Надо бы, очень надо бы пойти налево - там дело, там ждут заказчики, там обеспеченный завтрашний день, а ноги сами собой тянут тебя вправо, в конец этой длинной пыльной улицы, где у дверей какой-то лавчонки собралась сейчас толпа мальчишек и все, как один, стоят, задравши свои стриженные головенки вверх: что, интересно знать, их там так привлекло? Надо бы, очень надо бы потребовать у этого наглого, грубого человека за сделанную для его духана вывеску, в придачу к еде и выпивке, еще и рубль на клеенку и на краски. Но ведь поморщится, скривится, подлец, начнет врать, изворачиваться - а, пропади ты пропадом со своим рублем, за тебя же совестно, лучше уж я пойду, чтобы только не переживать за тебя, не видеть этого твоего унижения из-за какого-то несчастного рубля...Надо бы, конечно, надо бы отложить немного денег на покупку мало-мальски приличного пальто, ведь действительно и немного их на это надо, а то, в котором он ходит, уже давно только позорит его, давно вызывает у людей насмешки и в лицо ему, и вслед. Но какой же тоскливый, какой неприкаянный сегодня вечер, и работать не хочется, и кисти валятся из рук, и холодно, омерзительно холодно в этом сарае, где ему предстоит провести сегодняшнюю ночь. А где-то сидят сейчас добрые люди, и беседуют, и поют, и пьют вино, и им сейчас там тепло и хорошо... Надо бы, ах, как надо бы попросить этого милого уважительного мальчика, этого Илью Зданевича, чтобы он вместе с собственным портретом, написанным им, Нико, взял с собой в Москву и Петербург, на выставку, еще несколько наиболее удавшихся работ, поместил бы их там в большом светлом зале, показал бы понимающим людям, наконец, продал бы их там потом в музей или серьезным коллекционерам и сам бы тоже немного заработал на них - ведь купить их сейчас в Тифлисе можно, что называется, ни за грош, а там они, наверное, пойдут рублей по сто, а может быть, и того больше. Но как же не хочется просить его об этом, утруждать, обязывать, ведь у него и своих забот, наверное, полон рот...
А за все за это, уважаемые господа, и прежде всего за это нежелание никаких усилий над собой приходится, к сожалению, платить! Да-да - платить! Платить собственной жизнью, собственной судьбой... Печально, но ничего не поделаешь: за все в жизни приходится платить, в том числе и за собственную совесть, и за застенчивость, и за гордость, и за сострадание и сочувствие к людям - за все приходится в жизни рано или поздно расплачиваться сполна. Ах, молодые люди, молодые люди! Так хочется предупредить вас, нынешние мальчики и девочки: опасное это дело - жить без усилий над собой, над своими порывами, без поправки на обстоятельства, которые, как известно, всегда сильнее нас... Опасное это дело! Очень опасное... И не приведи Бог кому-нибудь из вас дожить до такого конца, до которого дожил когда-то живописец Нико...

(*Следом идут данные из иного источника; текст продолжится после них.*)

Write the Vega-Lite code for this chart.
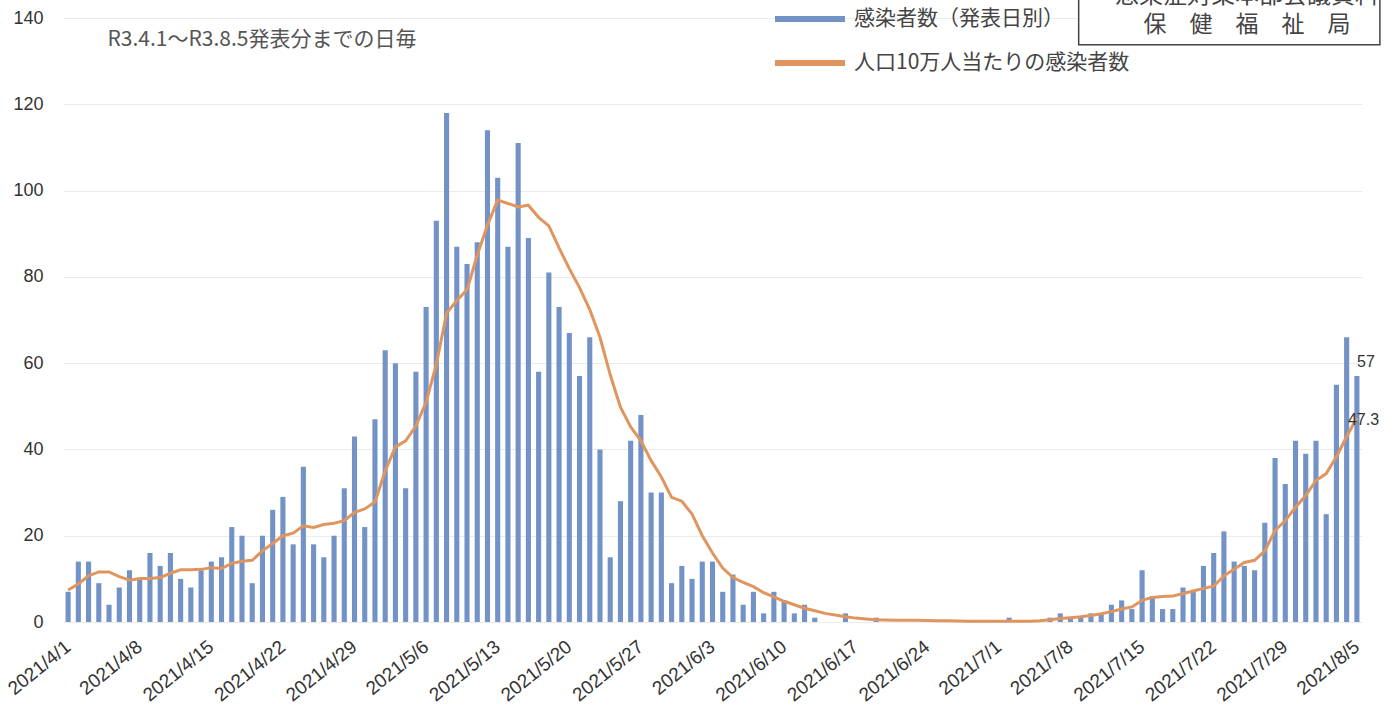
{
  "$schema": "https://vega.github.io/schema/vega-lite/v6.json",
  "width": 1299,
  "height": 604,
  "autosize": {"type": "none"},
  "padding": {"left": 63, "top": 18, "right": 38, "bottom": 100},
  "background": "white",
  "config": {"view": {"stroke": null}, "font": "Liberation Sans"},
  "datasets": {
    "d": [
      {"date": "2021/4/1", "cases": 7, "rate": 7.4},
      {"date": "2021/4/2", "cases": 14, "rate": 8.8},
      {"date": "2021/4/3", "cases": 14, "rate": 10.7},
      {"date": "2021/4/4", "cases": 9, "rate": 11.6},
      {"date": "2021/4/5", "cases": 4, "rate": 11.6},
      {"date": "2021/4/6", "cases": 8, "rate": 10.5},
      {"date": "2021/4/7", "cases": 12, "rate": 9.7},
      {"date": "2021/4/8", "cases": 10, "rate": 10.1},
      {"date": "2021/4/9", "cases": 16, "rate": 10.1},
      {"date": "2021/4/10", "cases": 13, "rate": 10.3},
      {"date": "2021/4/11", "cases": 16, "rate": 11.3},
      {"date": "2021/4/12", "cases": 10, "rate": 12.1},
      {"date": "2021/4/13", "cases": 8, "rate": 12.1},
      {"date": "2021/4/14", "cases": 12, "rate": 12.2},
      {"date": "2021/4/15", "cases": 14, "rate": 12.6},
      {"date": "2021/4/16", "cases": 15, "rate": 12.4},
      {"date": "2021/4/17", "cases": 22, "rate": 13.6},
      {"date": "2021/4/18", "cases": 20, "rate": 14.1},
      {"date": "2021/4/19", "cases": 9, "rate": 14.3},
      {"date": "2021/4/20", "cases": 20, "rate": 16.5},
      {"date": "2021/4/21", "cases": 26, "rate": 18.2},
      {"date": "2021/4/22", "cases": 29, "rate": 20.0},
      {"date": "2021/4/23", "cases": 18, "rate": 20.6},
      {"date": "2021/4/24", "cases": 36, "rate": 22.3},
      {"date": "2021/4/25", "cases": 18, "rate": 21.9},
      {"date": "2021/4/26", "cases": 15, "rate": 22.6},
      {"date": "2021/4/27", "cases": 20, "rate": 22.9},
      {"date": "2021/4/28", "cases": 31, "rate": 23.5},
      {"date": "2021/4/29", "cases": 43, "rate": 25.4},
      {"date": "2021/4/30", "cases": 22, "rate": 26.2},
      {"date": "2021/5/1", "cases": 47, "rate": 27.8},
      {"date": "2021/5/2", "cases": 63, "rate": 35.0},
      {"date": "2021/5/3", "cases": 60, "rate": 40.6},
      {"date": "2021/5/4", "cases": 31, "rate": 42.0},
      {"date": "2021/5/5", "cases": 58, "rate": 45.4},
      {"date": "2021/5/6", "cases": 73, "rate": 51.0},
      {"date": "2021/5/7", "cases": 93, "rate": 59.7},
      {"date": "2021/5/8", "cases": 118, "rate": 71.6},
      {"date": "2021/5/9", "cases": 87, "rate": 74.5},
      {"date": "2021/5/10", "cases": 83, "rate": 77.0},
      {"date": "2021/5/11", "cases": 88, "rate": 85.0},
      {"date": "2021/5/12", "cases": 114, "rate": 92.0},
      {"date": "2021/5/13", "cases": 103, "rate": 97.8},
      {"date": "2021/5/14", "cases": 87, "rate": 97.0},
      {"date": "2021/5/15", "cases": 111, "rate": 96.2},
      {"date": "2021/5/16", "cases": 89, "rate": 96.6},
      {"date": "2021/5/17", "cases": 58, "rate": 93.8},
      {"date": "2021/5/18", "cases": 81, "rate": 91.8},
      {"date": "2021/5/19", "cases": 73, "rate": 86.7},
      {"date": "2021/5/20", "cases": 67, "rate": 81.9},
      {"date": "2021/5/21", "cases": 57, "rate": 77.5},
      {"date": "2021/5/22", "cases": 66, "rate": 72.4},
      {"date": "2021/5/23", "cases": 40, "rate": 66.0},
      {"date": "2021/5/24", "cases": 15, "rate": 57.3},
      {"date": "2021/5/25", "cases": 28, "rate": 49.8},
      {"date": "2021/5/26", "cases": 42, "rate": 45.2},
      {"date": "2021/5/27", "cases": 48, "rate": 42.0},
      {"date": "2021/5/28", "cases": 30, "rate": 37.4},
      {"date": "2021/5/29", "cases": 30, "rate": 33.6},
      {"date": "2021/5/30", "cases": 9, "rate": 28.9},
      {"date": "2021/5/31", "cases": 13, "rate": 28.0},
      {"date": "2021/6/1", "cases": 10, "rate": 25.0},
      {"date": "2021/6/2", "cases": 14, "rate": 20.0},
      {"date": "2021/6/3", "cases": 14, "rate": 16.0},
      {"date": "2021/6/4", "cases": 7, "rate": 12.5},
      {"date": "2021/6/5", "cases": 11, "rate": 10.3},
      {"date": "2021/6/6", "cases": 4, "rate": 9.2},
      {"date": "2021/6/7", "cases": 7, "rate": 8.2},
      {"date": "2021/6/8", "cases": 2, "rate": 6.8},
      {"date": "2021/6/9", "cases": 7, "rate": 5.8},
      {"date": "2021/6/10", "cases": 5, "rate": 4.8},
      {"date": "2021/6/11", "cases": 2, "rate": 4.0},
      {"date": "2021/6/12", "cases": 4, "rate": 3.2},
      {"date": "2021/6/13", "cases": 1, "rate": 2.6},
      {"date": "2021/6/14", "cases": 0, "rate": 2.0},
      {"date": "2021/6/15", "cases": 0, "rate": 1.6},
      {"date": "2021/6/16", "cases": 2, "rate": 1.2},
      {"date": "2021/6/17", "cases": 0, "rate": 0.9},
      {"date": "2021/6/18", "cases": 0, "rate": 0.7},
      {"date": "2021/6/19", "cases": 1, "rate": 0.5},
      {"date": "2021/6/20", "cases": 0, "rate": 0.45},
      {"date": "2021/6/21", "cases": 0, "rate": 0.4},
      {"date": "2021/6/22", "cases": 0, "rate": 0.4},
      {"date": "2021/6/23", "cases": 0, "rate": 0.4},
      {"date": "2021/6/24", "cases": 0, "rate": 0.35},
      {"date": "2021/6/25", "cases": 0, "rate": 0.3},
      {"date": "2021/6/26", "cases": 0, "rate": 0.3},
      {"date": "2021/6/27", "cases": 0, "rate": 0.25},
      {"date": "2021/6/28", "cases": 0, "rate": 0.2},
      {"date": "2021/6/29", "cases": 0, "rate": 0.2},
      {"date": "2021/6/30", "cases": 0, "rate": 0.15},
      {"date": "2021/7/1", "cases": 0, "rate": 0.15},
      {"date": "2021/7/2", "cases": 1, "rate": 0.2},
      {"date": "2021/7/3", "cases": 0, "rate": 0.2},
      {"date": "2021/7/4", "cases": 0, "rate": 0.2},
      {"date": "2021/7/5", "cases": 0, "rate": 0.3},
      {"date": "2021/7/6", "cases": 1, "rate": 0.5},
      {"date": "2021/7/7", "cases": 2, "rate": 0.8},
      {"date": "2021/7/8", "cases": 1, "rate": 1.0},
      {"date": "2021/7/9", "cases": 1, "rate": 1.2},
      {"date": "2021/7/10", "cases": 2, "rate": 1.5},
      {"date": "2021/7/11", "cases": 2, "rate": 1.9},
      {"date": "2021/7/12", "cases": 4, "rate": 2.4},
      {"date": "2021/7/13", "cases": 5, "rate": 3.0},
      {"date": "2021/7/14", "cases": 3, "rate": 3.5},
      {"date": "2021/7/15", "cases": 12, "rate": 5.0},
      {"date": "2021/7/16", "cases": 6, "rate": 5.7},
      {"date": "2021/7/17", "cases": 3, "rate": 5.9},
      {"date": "2021/7/18", "cases": 3, "rate": 6.0},
      {"date": "2021/7/19", "cases": 8, "rate": 6.6},
      {"date": "2021/7/20", "cases": 7, "rate": 7.2},
      {"date": "2021/7/21", "cases": 13, "rate": 7.8},
      {"date": "2021/7/22", "cases": 16, "rate": 8.3},
      {"date": "2021/7/23", "cases": 21, "rate": 10.7},
      {"date": "2021/7/24", "cases": 14, "rate": 12.2},
      {"date": "2021/7/25", "cases": 13, "rate": 13.8},
      {"date": "2021/7/26", "cases": 12, "rate": 14.3},
      {"date": "2021/7/27", "cases": 23, "rate": 16.5},
      {"date": "2021/7/28", "cases": 38, "rate": 21.2},
      {"date": "2021/7/29", "cases": 32, "rate": 23.5},
      {"date": "2021/7/30", "cases": 42, "rate": 26.6},
      {"date": "2021/7/31", "cases": 39, "rate": 29.3},
      {"date": "2021/8/1", "cases": 42, "rate": 32.8},
      {"date": "2021/8/2", "cases": 25, "rate": 34.4},
      {"date": "2021/8/3", "cases": 55, "rate": 38.3},
      {"date": "2021/8/4", "cases": 66, "rate": 43.0},
      {"date": "2021/8/5", "cases": 57, "rate": 47.3}
    ]
  },
  "data": {"name": "d"},
  "encoding": {
    "x": {
      "field": "date", "type": "ordinal", "sort": null,
      "scale": {"paddingInner": 0.5, "paddingOuter": 0.25},
      "axis": {
        "title": null,
        "values": ["2021/4/1", "2021/4/8", "2021/4/15", "2021/4/22", "2021/4/29", "2021/5/6", "2021/5/13", "2021/5/20", "2021/5/27", "2021/6/3", "2021/6/10", "2021/6/17", "2021/6/24", "2021/7/1", "2021/7/8", "2021/7/15", "2021/7/22", "2021/7/29", "2021/8/5"],
        "labelAngle": -39, "labelAlign": "right", "labelBaseline": "middle",
        "labelPadding": 22, "ticks": false, "domain": false, "grid": false,
        "labelFontSize": 19, "labelColor": "#333333", "labelFont": "Liberation Sans"
      }
    }
  },
  "layer": [
    {
      "mark": {"type": "bar", "tooltip": false},
      "encoding": {
        "y": {
          "field": "cases", "type": "quantitative",
          "scale": {"domain": [0, 140], "nice": false, "zero": true},
          "axis": {"title": null, "values": [0, 20, 40, 60, 80, 100, 120, 140], "ticks": false, "domain": false, "grid": true, "gridColor": "#ebebeb", "gridWidth": 1, "labelFontSize": 18, "labelPadding": 20, "labelColor": "#333333", "labelFont": "Liberation Sans"}
        },
        "color": {
          "datum": "感染者数（発表日別）",
          "scale": {"domain": ["感染者数（発表日別）", "人口10万人当たりの感染者数"], "range": ["#7393c6", "#e0955f"]},
          "legend": {
            "title": null, "orient": "none", "legendX": 709, "legendY": -10,
            "symbolType": "stroke", "symbolSize": 4900, "symbolStrokeWidth": 6,
            "labelFontSize": 21, "labelFont": "Noto Sans CJK JP", "labelColor": "#444444",
            "labelLimit": 500, "clipHeight": 22, "rowPadding": 22, "labelOffset": 6
          }
        }
      }
    },
    {
      "mark": {"type": "line", "strokeWidth": 3},
      "encoding": {
        "y": {"field": "rate", "type": "quantitative"},
        "color": {"datum": "人口10万人当たりの感染者数"}
      }
    },
    {
      "transform": [{"filter": "datum.date == '2021/8/5'"}],
      "mark": {"type": "text", "fontSize": 16, "color": "#333333", "dx": 9, "dy": -14},
      "encoding": {
        "y": {"field": "cases", "type": "quantitative"},
        "text": {"field": "cases", "type": "quantitative"}
      }
    },
    {
      "transform": [{"filter": "datum.date == '2021/8/5'"}],
      "mark": {"type": "text", "fontSize": 16, "color": "#333333", "align": "left", "dx": -9, "dy": 2},
      "encoding": {
        "y": {"field": "rate", "type": "quantitative"},
        "text": {"field": "rate", "type": "quantitative", "format": ".1f"}
      }
    },
    {
      "data": {"values": [{}]},
      "mark": {"type": "text", "font": "Noto Sans CJK JP", "fontSize": 21, "color": "#555555", "align": "left", "baseline": "middle"},
      "encoding": {
        "x": {"datum": "2021/4/5", "bandPosition": 0.2},
        "y": {"datum": 134.9},
        "text": {"value": "R3.4.1～R3.8.5発表分までの日毎"}
      }
    },
    {
      "data": {"values": [{}]},
      "mark": {"type": "rect", "fill": "white", "stroke": "#444444", "strokeWidth": 1.5},
      "encoding": {
        "x": {"datum": "2021/7/9", "bandPosition": 0.1},
        "x2": {"datum": "2021/8/5", "bandPosition": 5},
        "y": {"datum": 133.8},
        "y2": {"datum": 150}
      }
    },
    {
      "data": {"values": [{}]},
      "mark": {"type": "text", "font": "Noto Sans CJK JP", "fontSize": 23, "color": "#444444", "baseline": "middle"},
      "encoding": {
        "x": {"datum": "2021/7/25", "bandPosition": 1},
        "y": {"datum": 138.4},
        "text": {"value": "保　健　福　祉　局"}
      }
    },
    {
      "data": {"values": [{}]},
      "mark": {"type": "text", "font": "Noto Sans CJK JP", "fontSize": 24, "color": "#444444", "baseline": "middle"},
      "encoding": {
        "x": {"datum": "2021/7/25", "bandPosition": 1},
        "y": {"datum": 145.1},
        "text": {"value": "感染症対策本部会議資料"}
      }
    }
  ]
}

Так и в деле своем Нико Пиросмани, несомненно, вряд ли знал когда заранее, что выйдет из-под его кисти, какой пласт его души вывернется наружу и выплеснется на черную клеенку, как и что он передаст от себя тем, кто будет потом смотреть на созданное им. Писал, как хотел, как чувствовал, писал не как видели его глаза, а как видело его сердце, а почему, зачем, с какой целью над этим он, судя по всему, не задумывался никогда. Не мысли, а музыка - то громкая, как торжественный хорал под сводами церкви, то невнятная, еле слышимая, требовавшая полной сосредоточенности и тишины, чтобы как-то ухватить, поймать ее ускользающие звуки, ее робкую мелодию, - звучала в эти мгновения вокруг него и внутри него, и, вцепившись в кисть, рука сама по себе, не спрашивая, что думала и что хотела сказать голова, начинала метаться вверх и вниз по черной глянцевитой материи, туго натянутой на колченогий самодельный подрамник, стоявший перед ним.